AG Today

Ag Today March 31 , 2017

Californians at Odds as Trump’s Ag Pick Clears Senate Hurdle

By Ted Goldberg MARCH 30, 2017

When the Senate Agriculture Committee voted Thursday to send President Trump’s pick to run the U.S. Department of Agriculture to the full Senate, the man who runs one of California’s top farm industry groups began to see a future where his organization had more access to the White House.

Trump nominated former Georgia Gov. Sonny Perdue to be Secretary of Agriculture in January, but his confirmation was delayed when ethical concerns about his business ties emerged.

During that time, agricultural groups have had no line in to the White House, according to California Farm Bureau president Paul Wenger.

“The folks aren’t there to talk to,” Wenger said in an interview Thursday. “Nobody really knows how to get a hold and to weigh in on issues. We just need to get somebody in there.”

The farm bureau was initially supportive of Tom Vilsack, the former USDA secretary under former President Obama. Vilsack visited California many times and several top officials at the department came from the state.

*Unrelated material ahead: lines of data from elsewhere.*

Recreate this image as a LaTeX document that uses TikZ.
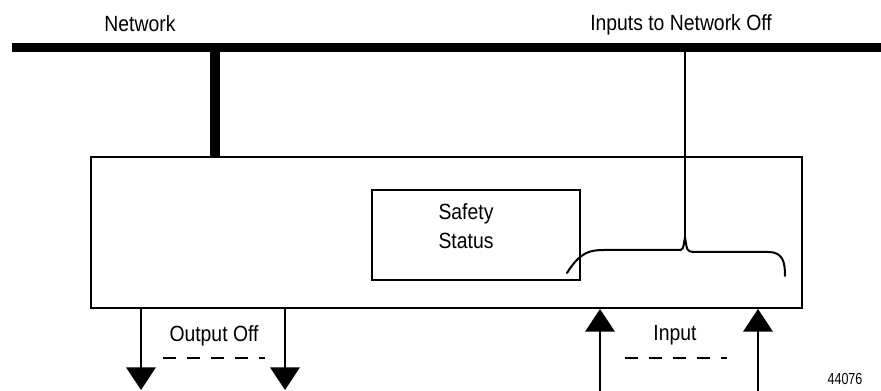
\documentclass[tikz,border=0pt]{standalone}
\usepackage{fontspec}
\setmainfont{Liberation Sans}
\newfontfamily\narrowfont[FakeStretch=0.88]{Liberation Sans}
\newfontfamily\numfont[FakeStretch=0.78]{Liberation Sans}
\usetikzlibrary{arrows.meta, positioning, calc}

\begin{document}
\begin{tikzpicture}[
  x=0.75pt, y=-0.75pt,
  box/.style = {draw, line width=1.5pt, inner sep=0pt},
  arrow/.style = {line width=2pt, -{Triangle[width=22pt, length=17pt]}},
  bus/.style = {line width=6.75pt},
  stem/.style = {line width=7.5pt},
  dashline/.style = {line width=1.1pt, dash pattern=on 9.75pt off 8.25pt},
  label/.style = {font=\narrowfont\fontsize{16.5}{19}\selectfont, inner sep=0pt}
]
  \useasboundingbox (0,0) rectangle (881,391);

  % Network bus
  \coordinate (busL) at (12,48);
  \coordinate (busR) at (881,48);
  \draw[bus] (busL) -- (busR);
  \node[label, anchor=base] (net) at (140,32) {Network};
  \node[label, anchor=base] (netoff) at (681,31) {Inputs to Network Off};

  % Module and safety status
  \node[box, minimum width=533.25pt, minimum height=113.25pt] (module) at (446.5,232.5) {};
  \node[box, minimum width=156pt, minimum height=67.5pt] (safety) at (475.5,235) {};
  \node[label, align=center, font=\narrowfont\fontsize{16.5}{21.75}\selectfont] (safetytxt) at (466,226.5) {Safety\\Status};

  % Stem to bus
  \coordinate (tap) at (215,48);
  \draw[stem] (tap) -- (tap |- module.north);

  % Brace for inputs
  \coordinate (bracetip) at (685,237);
  \coordinate (offtap) at (685,52);
  \draw[line width=1.5pt] (offtap) -- (bracetip);
  \draw[line width=1.5pt, line cap=round]
    (567,273) .. controls (580,252) and (590,250) .. (604,250) -- (678,250)
    .. controls (683,250) .. (bracetip) .. controls (687,251) .. (693,252)
    -- (768,252) .. controls (783,252) and (785,262) .. (785,276);

  % Outputs
  \coordinate (out1) at (141,390);
  \coordinate (out2) at (285,390);
  \draw[arrow] (module.south -| out1) -- (out1);
  \draw[arrow] (module.south -| out2) -- (out2);
  \node[label, anchor=base] (outtxt) at (214,341) {Output Off};
  \draw[dashline] (163,358) -- (265,358);

  % Inputs
  \coordinate (in1) at (600,391);
  \coordinate (in2) at (758,391);
  \draw[arrow] (in1) -- (module.south -| in1);
  \draw[arrow] (in2) -- (module.south -| in2);
  \node[label, anchor=base] (intxt) at (675,340) {Input};
  \draw[dashline] (625,358) -- (727,358);

  \node[anchor=base, inner sep=0pt, font=\numfont\fontsize{12}{14}\selectfont] (fignum) at (845,384) {44076};

\end{tikzpicture}
\end{document}
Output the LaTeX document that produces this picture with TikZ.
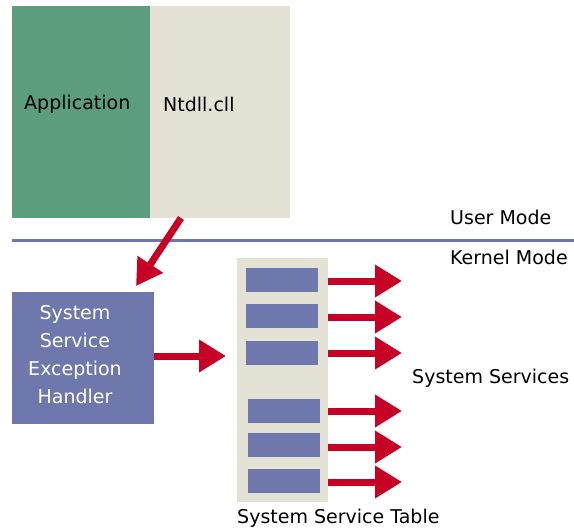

But during a visit to California last year, Vilsack advocated for overtime benefits for farmworkers in the state. While labor advocates and California lawmakers backed a new law passed last summer, the industry was opposed.

Perdue understands the issues that California farmers face, Wenger said. Just like Georgia, the Golden State relies on immigrant labor for agricultural work.

Perdue has moderate views on trade and immigration. Politico pointed out that those views are not entirely in line with Trump’s.

A recent report from the UCLA Anderson Forecast found that the new administration’s stricter immigration policies could particularly affect the estimated 840,000 people in the state’s agricultural industry.

Another industry group, Western Growers, which represents local and regional family farmers in California, applauded the committee’s vote and touched on the same theme.

“We trust that secretary-designate Perdue will pursue a resolution to one of our industry’s greatest needs, ensuring that immigration reform — one that works for all of agriculture — remains a top priority for the president,” said Tom Nassif, the organization’s president and CEO.

Local environmental groups are not happy Perdue’s road to the White House cabinet is now moving smoothly.

Erich Pica, president of the Berkeley-based Friends of the Earth, called Perdue’s confirmation hearing impossibly short and easy.

The committee failed to properly scrutinize Perdue’s record, Pica said in a statement.

“Allowing the Trump administration to smoothly confirm a nominee dogged by ethics complaints and vexed with deep personal ties to big agribusiness is reprehensible,” Pica said. “Perdue’s inability to separate business and politics make him unfit to serve and we hope Democrats will not turn a blind eye to his ethics.”

Perdue’s confirmation hearing came after he reached an agreement with the Office of Government Ethics to avoid conflicts of interest. As governor of Georgia, he was criticized for refusing to place his assets in a blind trust.

In the deal he is cutting ties to his farming business, but keeping his real estate investments.

A Special Relevance For Californians

The USDA runs a food safety division that came under scrutiny in the Bay Area after the 2014 nationwide meat recall involving the now-defunct, Petaluma-based Rancho Feeding Corp.

The recall led the department’s Office of Food Safety and Inspection Service (FSIS) to hire more full-time inspectors to keep tabs on meat-processing plants across the country.

Food safety advocates who pushed for stricter enforcement of slaughterhouse regulations due to the Rancho recall are cautiously optimistic about Perdue, who is a trained veterinarian.

“On his resume, he comes in with a food safety background,” said Tony Corbo, senior lobbyist at Food & Water Watch.

While Trump’s budget calls for a $4.7 billion cut in the USDA’s budget, the president’s spending plan does not make cuts to the FSIS.

“That’s one glimmer of hope,” Corbo said.

Trump has not yet nominated someone to be the FSIS under-secretary.

A better picture of the new administration’s views on food safety should come once that person has been named and the president’s more detailed spending plan emerges in the coming months, Corbo said.

Another agency under the USDA that has increased its work in California is the U.S. Forest Service.

The agency has managed public land in California for more than a century. In recent years, large sections of national forestland in the state have been charred by massive wildfires.

“They’re one of the very largest land owners in California,” said Susie Kocher, a natural resources adviser and registered professional forester for the University of California’s Cooperative Extension in the Central Sierra. “What they do has always been really important to local communities and the state economy as a whole.”

Trump’s budget makes no cuts to the department’s funds for wildland fire preparedness and firefighting.

Kocher said she hopes Perdue makes reforms to federal forest management including tree thinning and prescribed burns “to keep our forests more resilient and healthy so they can withstand wildfire and drought.”

During the years-long dry spell, more than a 100 million trees died across California.

“We’re really dealing with a crisis in forest health,” Kocher said.